Im Gegensatz zur flachen SCC-Strecke um den Grunewald sind hier mehrere wirklich steile Anhoehen zu passieren. Eine direkt nach dem Start und eine weitere vor dem Ende der Runde, die zweimal durchquert werden muss. Dazwischen viele kleinere Huegel, die den Lauf fuer einen Berliner Strassenlaeufer zu einer echten Strapaze machen. Am Gipfel der zweiten Anhoehe wurde mir tatsaechlich schwarz vor Augen, runter gings dann von allerdings fast von allein. Zu meiner Ehrenrettung sei bemerkt, dass viele Laeufer_innen den Anhoehen nicht rennend passierten, sondern anhalten mussten.

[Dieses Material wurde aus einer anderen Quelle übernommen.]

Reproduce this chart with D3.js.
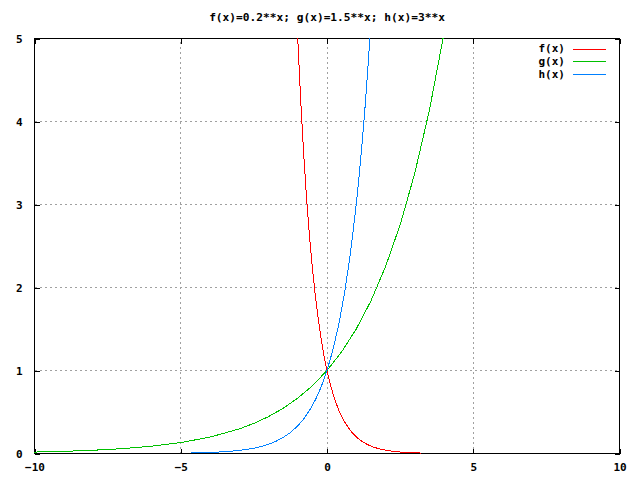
<!DOCTYPE html>
<html><head><meta charset="utf-8">
<script src="https://cdn.jsdelivr.net/npm/d3@7"></script>
<style>body{margin:0;background:#fff}svg{display:block}text{font-family:"DejaVu Sans Mono",monospace;font-weight:bold;font-size:11px;fill:#000}</style>
</head><body>
<script>
const titleText = "f(x)=0.2**x; g(x)=1.5**x; h(x)=3**x";
const seriesNames = ["f(x)", "g(x)", "h(x)"];
const xTicks = [-10, -5, 0, 5, 10];
const yTicks = [0, 1, 2, 3, 4, 5];

const fX = [-1.2,-1.1,-1.0,-0.9,-0.8,-0.7,-0.6,-0.5,-0.4,-0.3,-0.2,-0.1,0,0.1,0.2,0.3,0.4,0.5,0.6,0.8,1.0,1.2,1.4,1.6,1.8,2.0,2.2,2.4,2.6,2.8,3.0,3.2];
const fY = [6.899,5.873,5,4.257,3.624,3.085,2.627,2.236,1.904,1.621,1.380,1.175,1,0.851,0.725,0.617,0.525,0.447,0.381,0.276,0.2,0.145,0.105,0.076,0.055,0.04,0.029,0.021,0.015,0.011,0.008,0.0058];
const gX = [-10,-9,-8,-7,-6,-5,-4,-3,-2.5,-2,-1.5,-1,-0.5,0,0.5,1,1.5,2,2.5,3,3.5,4,4.5];
const gY = [0.0173,0.0260,0.0390,0.0585,0.0878,0.1317,0.1975,0.2963,0.3629,0.4444,0.5443,0.6667,0.8165,1,1.2247,1.5,1.8371,2.25,2.7557,3.375,4.1335,5.0625,6.2002];
const hX = [-4.65,-4.5,-4,-3.5,-3,-2.75,-2.5,-2.25,-2,-1.75,-1.5,-1.25,-1,-0.8,-0.6,-0.4,-0.2,0,0.2,0.4,0.6,0.8,1.0,1.1,1.2,1.3,1.4,1.5,1.6];
const hY = [0.00605,0.00713,0.01235,0.02138,0.0370,0.0487,0.0642,0.0844,0.1111,0.1462,0.1925,0.2533,0.3333,0.4152,0.5173,0.6444,0.8027,1,1.2457,1.5518,1.9332,2.4082,3,3.348,3.737,4.171,4.656,5.196,5.800];
const colors = ["#ff0000", "#00c000", "#0080ff"];

const W = 640, H = 480;
const L = 34.5, R = 619.5, T = 38.5, B = 453.5;
const svg = d3.select("body").append("svg").attr("width", W).attr("height", H);
const x = d3.scaleLinear().domain([-10, 10]).range([L, R]);
const y = d3.scaleLinear().domain([0, 5]).range([B, T]);

// grid
const grid = svg.append("g").attr("stroke", "#a0a0a0").attr("stroke-dasharray", "2,3").attr("shape-rendering", "crispEdges");
xTicks.filter(t => t > -10 && t < 10).forEach(t => grid.append("line").attr("x1", x(t)).attr("x2", x(t)).attr("y1", B).attr("y2", T));
yTicks.filter(t => t > 0 && t < 5).forEach(t => grid.append("line").attr("y1", y(t)).attr("y2", y(t)).attr("x1", L).attr("x2", R));

// axes
function styleAxis(g) { g.select(".domain").remove(); g.selectAll("line").attr("stroke", "#000").attr("shape-rendering", "crispEdges"); g.selectAll("text").attr("font-family", null).attr("font-size", null); }
svg.append("g").attr("transform", `translate(0,${B})`).call(d3.axisBottom(x).tickValues(xTicks).tickSize(-5).tickPadding(10).tickFormat(d3.format("d"))).call(styleAxis);
svg.append("g").attr("transform", `translate(0,${T})`).call(d3.axisTop(x).tickValues(xTicks).tickSize(-5).tickFormat("")).call(styleAxis);
svg.append("g").attr("transform", `translate(${L},0)`).call(d3.axisLeft(y).tickValues(yTicks).tickSize(-5).tickPadding(12).tickFormat(d3.format("d"))).call(styleAxis);
svg.append("g").attr("transform", `translate(${R},0)`).call(d3.axisRight(y).tickValues(yTicks).tickSize(-5).tickFormat("")).call(styleAxis);
svg.selectAll("g text").attr("font-size", "11px");

// border
svg.append("rect").attr("x", L).attr("y", T).attr("width", R - L).attr("height", B - T).attr("fill", "none").attr("stroke", "#000").attr("shape-rendering", "crispEdges");

// curves
svg.append("clipPath").attr("id", "clip").append("rect").attr("x", L - 0.5).attr("y", T - 0.5).attr("width", R - L + 1).attr("height", B - T + 1);
const line = d3.line().x(d => x(d[0])).y(d => y(d[1]));
const series = [d3.zip(fX, fY), d3.zip(gX, gY), d3.zip(hX, hY)];
const cg = svg.append("g").attr("clip-path", "url(#clip)");
series.forEach((s, i) => cg.append("path").datum(s).attr("d", line).attr("fill", "none").attr("stroke", colors[i]).attr("stroke-width", 1).attr("shape-rendering", "crispEdges"));

// title
svg.append("text").attr("x", (L + R) / 2).attr("y", 21).attr("text-anchor", "middle").style("font-size", "11.2px").text(titleText);

// legend
seriesNames.forEach((n, i) => {
  const yy = 48.5 + i * 12.7;
  svg.append("text").attr("x", 565).attr("y", yy).attr("dy", "0.35em").attr("text-anchor", "end").text(n);
  svg.append("line").attr("x1", 573).attr("x2", 606).attr("y1", Math.round(yy) + 0.5).attr("y2", Math.round(yy) + 0.5).attr("stroke", colors[i]).attr("shape-rendering", "crispEdges");
});
</script>
</body></html>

Gluehwein gabs uebrigens umsonst, so dass es mit der absoluten Abstinenz bis Mai wieder nichts geworden ist. Einen Laufkumpel hab ich auch gefunden, heisst Peter und war lange Zeit mein Tempomacher. Gelernt habe ich auch, dass echte Laufprofis niemals Asics-Bekleidung tragen, weil das albern ist (oder so). Abschliessend bin ich mit einem Platz im vorderen Drittel des Feldes und einer Zeit, die deutlich unter der beim SCC-Lauf liegt, zufrieden.